Exercise requirements: Nothing outside the lines from the one containing "Clone this chart" down to the one containing "import * as" belongs in the copy; print that span exactly, both ends included, with pictures removed.

Data rows:
________
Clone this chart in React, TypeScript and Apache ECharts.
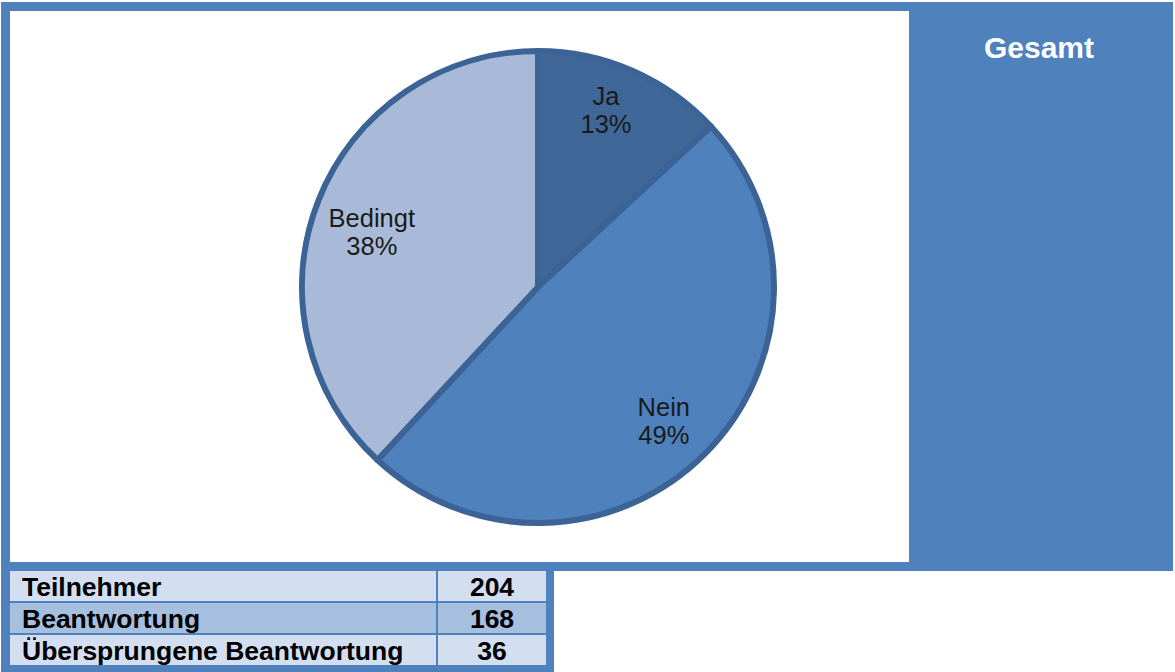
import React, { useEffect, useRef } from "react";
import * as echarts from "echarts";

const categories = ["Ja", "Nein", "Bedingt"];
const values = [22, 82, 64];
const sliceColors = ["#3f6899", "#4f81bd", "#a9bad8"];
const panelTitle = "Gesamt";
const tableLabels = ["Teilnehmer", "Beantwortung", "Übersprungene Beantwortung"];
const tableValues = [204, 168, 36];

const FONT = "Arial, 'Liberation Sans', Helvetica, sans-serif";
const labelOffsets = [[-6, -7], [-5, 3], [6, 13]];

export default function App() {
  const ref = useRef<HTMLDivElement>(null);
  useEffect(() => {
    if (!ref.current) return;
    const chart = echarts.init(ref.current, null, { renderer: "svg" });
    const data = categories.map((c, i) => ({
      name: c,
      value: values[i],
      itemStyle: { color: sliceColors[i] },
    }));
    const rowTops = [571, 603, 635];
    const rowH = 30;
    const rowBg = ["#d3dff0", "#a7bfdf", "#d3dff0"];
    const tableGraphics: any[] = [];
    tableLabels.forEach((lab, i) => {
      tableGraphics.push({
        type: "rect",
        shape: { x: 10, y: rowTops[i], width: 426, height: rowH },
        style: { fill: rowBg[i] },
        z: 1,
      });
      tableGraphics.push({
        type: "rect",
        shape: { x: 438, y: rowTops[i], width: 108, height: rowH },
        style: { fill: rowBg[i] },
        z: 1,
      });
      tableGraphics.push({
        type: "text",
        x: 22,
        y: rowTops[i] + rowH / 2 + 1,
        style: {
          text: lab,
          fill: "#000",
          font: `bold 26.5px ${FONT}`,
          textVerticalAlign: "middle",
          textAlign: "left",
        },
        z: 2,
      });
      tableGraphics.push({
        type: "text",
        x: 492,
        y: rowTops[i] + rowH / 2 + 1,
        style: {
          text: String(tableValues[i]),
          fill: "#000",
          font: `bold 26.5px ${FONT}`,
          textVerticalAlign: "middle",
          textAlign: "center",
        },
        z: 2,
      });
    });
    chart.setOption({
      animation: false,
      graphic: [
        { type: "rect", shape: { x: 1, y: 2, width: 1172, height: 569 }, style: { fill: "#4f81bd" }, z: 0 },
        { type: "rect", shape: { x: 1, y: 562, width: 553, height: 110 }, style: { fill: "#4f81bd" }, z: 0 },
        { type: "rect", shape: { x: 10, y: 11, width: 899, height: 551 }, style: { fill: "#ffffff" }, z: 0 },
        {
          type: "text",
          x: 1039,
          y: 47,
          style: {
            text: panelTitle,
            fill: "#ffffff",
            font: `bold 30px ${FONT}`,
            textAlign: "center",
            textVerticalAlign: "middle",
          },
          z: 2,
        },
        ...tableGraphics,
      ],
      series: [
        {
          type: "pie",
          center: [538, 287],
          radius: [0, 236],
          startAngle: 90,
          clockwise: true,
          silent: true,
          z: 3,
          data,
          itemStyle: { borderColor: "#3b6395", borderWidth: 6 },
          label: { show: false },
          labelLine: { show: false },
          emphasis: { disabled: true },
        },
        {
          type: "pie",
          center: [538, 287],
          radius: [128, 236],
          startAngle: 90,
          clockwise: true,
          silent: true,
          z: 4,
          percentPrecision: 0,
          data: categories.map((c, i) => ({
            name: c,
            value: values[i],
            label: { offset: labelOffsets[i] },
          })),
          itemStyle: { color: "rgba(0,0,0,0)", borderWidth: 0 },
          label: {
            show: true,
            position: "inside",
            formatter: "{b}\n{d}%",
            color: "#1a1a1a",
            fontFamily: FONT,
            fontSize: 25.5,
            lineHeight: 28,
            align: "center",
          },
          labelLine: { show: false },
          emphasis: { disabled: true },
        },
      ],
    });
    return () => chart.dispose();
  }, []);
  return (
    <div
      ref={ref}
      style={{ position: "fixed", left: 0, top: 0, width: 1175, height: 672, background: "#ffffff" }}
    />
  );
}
________
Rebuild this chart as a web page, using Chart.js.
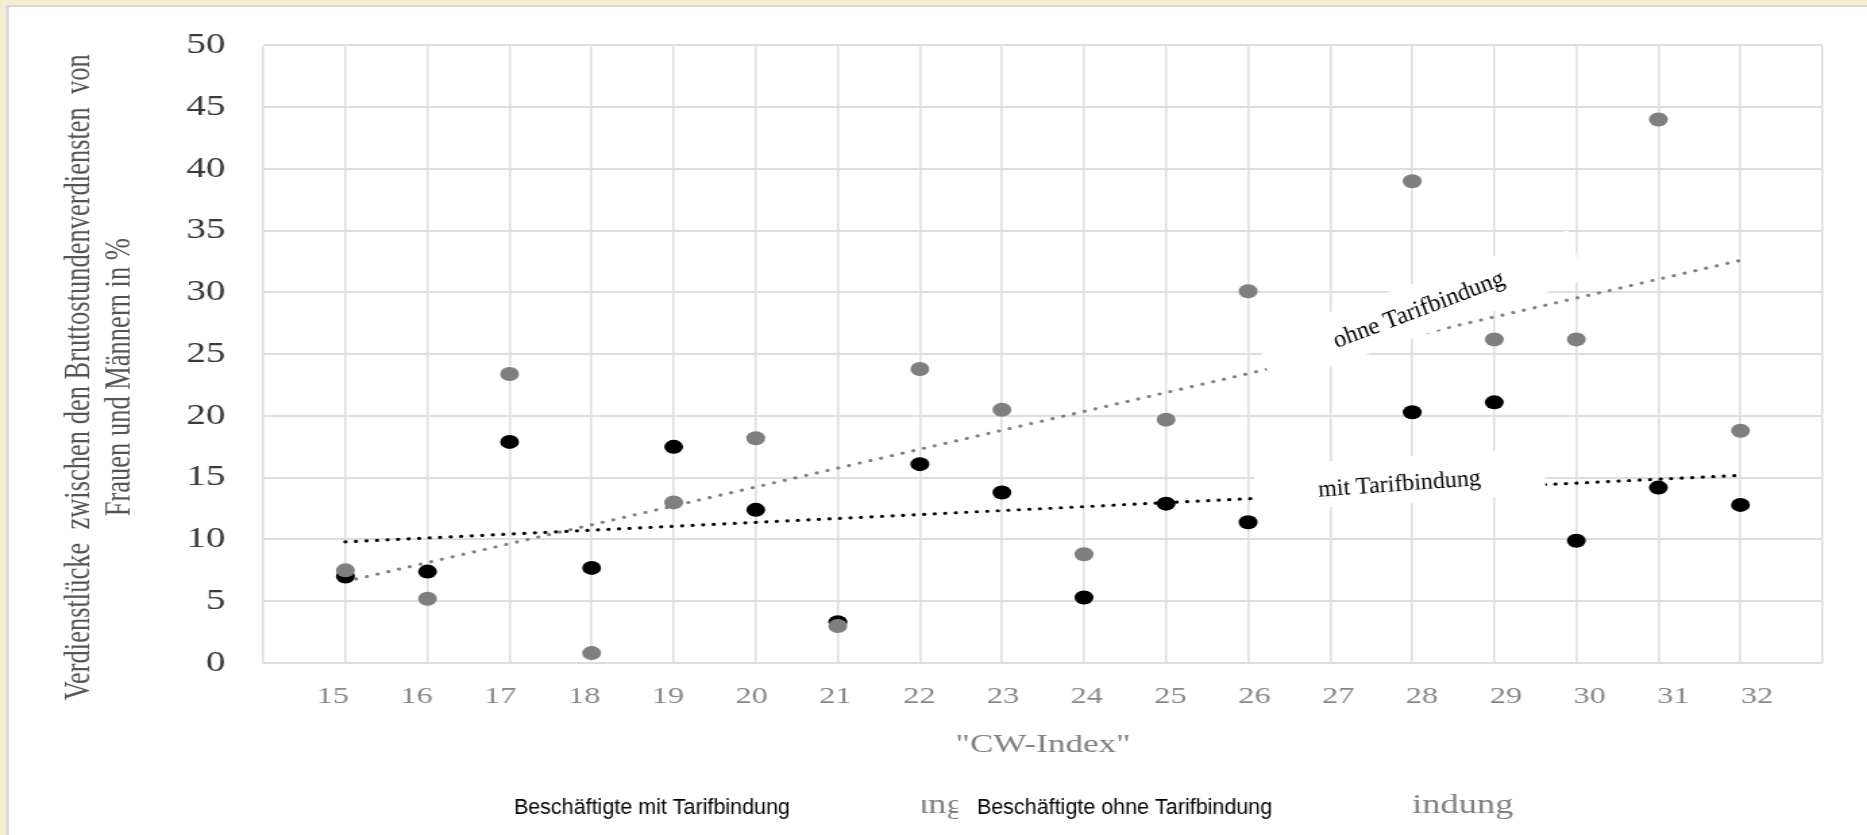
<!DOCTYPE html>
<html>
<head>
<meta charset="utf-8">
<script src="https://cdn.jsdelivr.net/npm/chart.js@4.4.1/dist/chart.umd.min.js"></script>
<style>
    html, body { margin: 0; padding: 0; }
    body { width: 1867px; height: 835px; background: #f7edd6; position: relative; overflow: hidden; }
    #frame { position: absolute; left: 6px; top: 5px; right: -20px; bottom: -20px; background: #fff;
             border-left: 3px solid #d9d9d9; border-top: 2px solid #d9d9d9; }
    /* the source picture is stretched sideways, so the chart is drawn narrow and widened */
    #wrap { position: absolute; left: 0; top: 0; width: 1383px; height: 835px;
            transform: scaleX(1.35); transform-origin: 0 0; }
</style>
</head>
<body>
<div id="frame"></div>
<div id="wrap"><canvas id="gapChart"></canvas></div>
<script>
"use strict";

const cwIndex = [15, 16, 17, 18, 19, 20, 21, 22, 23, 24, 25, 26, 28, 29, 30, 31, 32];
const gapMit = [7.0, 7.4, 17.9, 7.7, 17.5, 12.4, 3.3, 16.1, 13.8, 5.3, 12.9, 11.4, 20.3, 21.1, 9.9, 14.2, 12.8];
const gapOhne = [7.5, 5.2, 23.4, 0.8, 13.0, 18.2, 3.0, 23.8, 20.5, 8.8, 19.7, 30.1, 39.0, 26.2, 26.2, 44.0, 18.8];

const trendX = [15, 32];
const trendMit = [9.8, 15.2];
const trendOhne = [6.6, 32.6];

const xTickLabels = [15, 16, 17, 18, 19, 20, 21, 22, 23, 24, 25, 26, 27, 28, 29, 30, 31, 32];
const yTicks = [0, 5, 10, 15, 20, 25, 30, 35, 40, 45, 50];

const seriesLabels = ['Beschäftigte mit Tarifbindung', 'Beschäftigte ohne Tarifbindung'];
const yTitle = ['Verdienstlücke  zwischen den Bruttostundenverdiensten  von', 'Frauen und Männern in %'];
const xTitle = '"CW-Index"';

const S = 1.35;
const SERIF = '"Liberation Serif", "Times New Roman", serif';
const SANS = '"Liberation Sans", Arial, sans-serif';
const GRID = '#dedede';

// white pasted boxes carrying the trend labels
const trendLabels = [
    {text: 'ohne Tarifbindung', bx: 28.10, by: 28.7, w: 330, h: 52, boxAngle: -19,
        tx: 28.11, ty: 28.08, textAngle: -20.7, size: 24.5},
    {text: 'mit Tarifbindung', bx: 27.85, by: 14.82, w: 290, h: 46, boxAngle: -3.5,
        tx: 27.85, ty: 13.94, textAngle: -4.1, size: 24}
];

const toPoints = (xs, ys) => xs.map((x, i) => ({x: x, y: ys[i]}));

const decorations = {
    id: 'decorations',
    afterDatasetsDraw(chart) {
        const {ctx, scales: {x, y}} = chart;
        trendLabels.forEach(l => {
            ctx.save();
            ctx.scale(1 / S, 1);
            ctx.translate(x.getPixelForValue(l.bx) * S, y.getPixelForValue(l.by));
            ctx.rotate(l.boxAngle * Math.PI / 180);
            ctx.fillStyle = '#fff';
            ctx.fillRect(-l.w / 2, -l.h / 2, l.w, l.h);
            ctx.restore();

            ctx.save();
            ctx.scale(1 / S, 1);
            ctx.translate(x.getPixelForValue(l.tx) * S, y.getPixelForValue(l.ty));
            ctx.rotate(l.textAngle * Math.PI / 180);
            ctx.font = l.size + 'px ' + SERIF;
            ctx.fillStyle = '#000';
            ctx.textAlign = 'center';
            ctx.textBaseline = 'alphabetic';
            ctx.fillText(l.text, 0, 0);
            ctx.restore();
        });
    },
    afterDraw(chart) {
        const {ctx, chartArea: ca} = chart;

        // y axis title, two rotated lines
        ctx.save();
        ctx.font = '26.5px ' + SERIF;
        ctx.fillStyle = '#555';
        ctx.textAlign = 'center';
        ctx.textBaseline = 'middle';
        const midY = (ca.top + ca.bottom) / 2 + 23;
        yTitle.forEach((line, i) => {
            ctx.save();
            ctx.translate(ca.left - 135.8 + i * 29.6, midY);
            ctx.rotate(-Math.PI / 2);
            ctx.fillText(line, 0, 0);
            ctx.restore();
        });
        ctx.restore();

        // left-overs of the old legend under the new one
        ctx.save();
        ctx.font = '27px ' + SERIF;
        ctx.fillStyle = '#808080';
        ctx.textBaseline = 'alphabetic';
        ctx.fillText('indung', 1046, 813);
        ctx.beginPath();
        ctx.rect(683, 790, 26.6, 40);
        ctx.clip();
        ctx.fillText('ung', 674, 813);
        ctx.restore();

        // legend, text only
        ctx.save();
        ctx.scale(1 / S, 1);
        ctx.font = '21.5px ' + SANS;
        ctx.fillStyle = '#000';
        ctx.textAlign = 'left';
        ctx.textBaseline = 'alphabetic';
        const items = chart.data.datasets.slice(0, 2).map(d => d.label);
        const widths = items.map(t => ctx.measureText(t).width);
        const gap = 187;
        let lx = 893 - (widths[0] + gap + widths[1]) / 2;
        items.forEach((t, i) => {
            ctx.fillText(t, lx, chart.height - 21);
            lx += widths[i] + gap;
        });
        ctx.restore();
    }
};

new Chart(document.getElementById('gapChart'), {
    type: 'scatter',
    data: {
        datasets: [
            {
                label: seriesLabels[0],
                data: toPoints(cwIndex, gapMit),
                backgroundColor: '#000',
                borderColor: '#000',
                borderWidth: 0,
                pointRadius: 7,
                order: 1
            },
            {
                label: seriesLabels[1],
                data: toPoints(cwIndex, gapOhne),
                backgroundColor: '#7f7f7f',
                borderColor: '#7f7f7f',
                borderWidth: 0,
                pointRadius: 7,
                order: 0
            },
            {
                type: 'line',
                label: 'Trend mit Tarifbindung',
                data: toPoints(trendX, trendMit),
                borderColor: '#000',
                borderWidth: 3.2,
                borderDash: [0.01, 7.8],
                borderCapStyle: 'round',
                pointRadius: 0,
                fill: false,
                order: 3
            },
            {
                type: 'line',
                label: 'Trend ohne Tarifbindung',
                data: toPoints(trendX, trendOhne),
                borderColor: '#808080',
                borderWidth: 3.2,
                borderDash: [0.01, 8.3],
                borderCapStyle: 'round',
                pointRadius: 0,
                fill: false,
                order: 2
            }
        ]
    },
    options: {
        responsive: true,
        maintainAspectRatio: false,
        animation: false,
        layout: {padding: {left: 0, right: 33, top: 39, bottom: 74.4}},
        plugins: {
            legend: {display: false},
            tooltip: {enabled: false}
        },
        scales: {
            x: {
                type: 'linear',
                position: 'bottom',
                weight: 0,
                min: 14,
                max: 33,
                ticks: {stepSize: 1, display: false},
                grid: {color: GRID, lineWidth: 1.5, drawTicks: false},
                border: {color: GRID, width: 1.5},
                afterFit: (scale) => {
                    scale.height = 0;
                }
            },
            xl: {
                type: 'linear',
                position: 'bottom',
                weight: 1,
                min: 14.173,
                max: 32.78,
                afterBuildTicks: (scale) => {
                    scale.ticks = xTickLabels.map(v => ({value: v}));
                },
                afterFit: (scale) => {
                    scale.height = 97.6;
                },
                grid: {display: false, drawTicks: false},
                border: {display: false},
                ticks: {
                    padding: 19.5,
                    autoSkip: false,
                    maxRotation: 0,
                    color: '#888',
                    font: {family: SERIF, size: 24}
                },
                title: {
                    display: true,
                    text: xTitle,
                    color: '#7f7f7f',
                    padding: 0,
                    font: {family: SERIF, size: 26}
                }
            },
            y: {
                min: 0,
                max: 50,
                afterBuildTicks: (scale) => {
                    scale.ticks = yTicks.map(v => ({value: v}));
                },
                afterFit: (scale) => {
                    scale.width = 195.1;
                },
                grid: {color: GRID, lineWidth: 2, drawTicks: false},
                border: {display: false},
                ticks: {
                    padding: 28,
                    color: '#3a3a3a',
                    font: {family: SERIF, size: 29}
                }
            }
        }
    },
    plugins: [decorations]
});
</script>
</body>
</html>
________
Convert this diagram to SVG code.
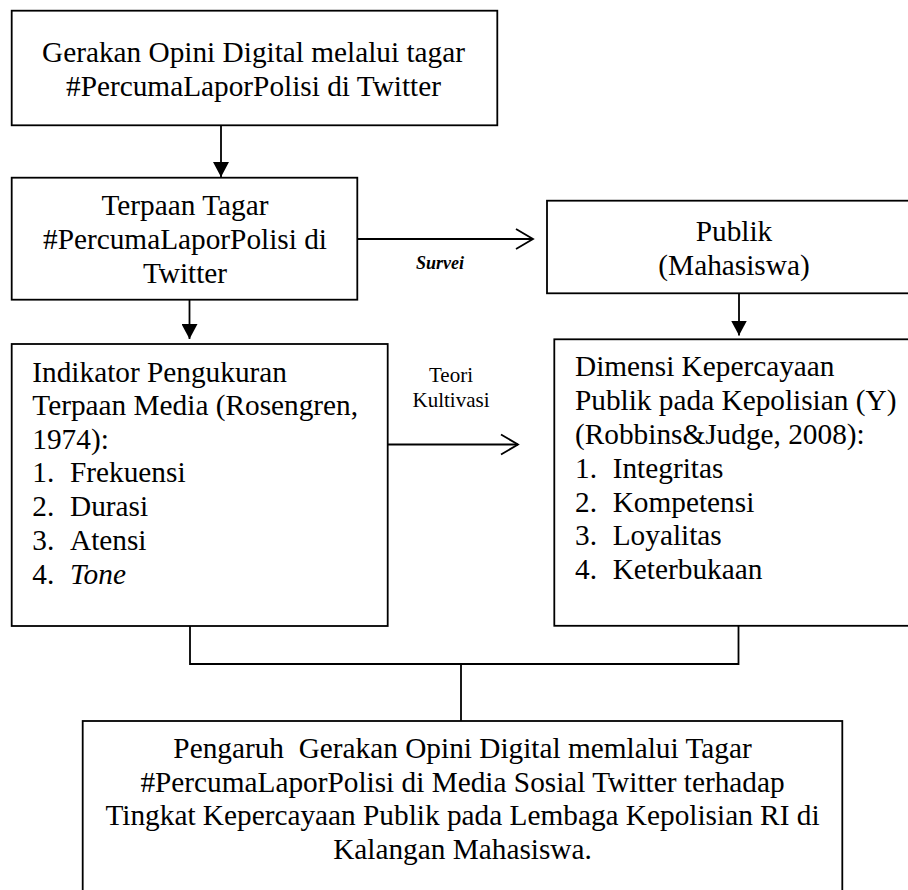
________
Written answer:
Clone this chart in React, TypeScript and Apache ECharts.
import React, { useEffect, useRef } from "react";
import * as echarts from "echarts";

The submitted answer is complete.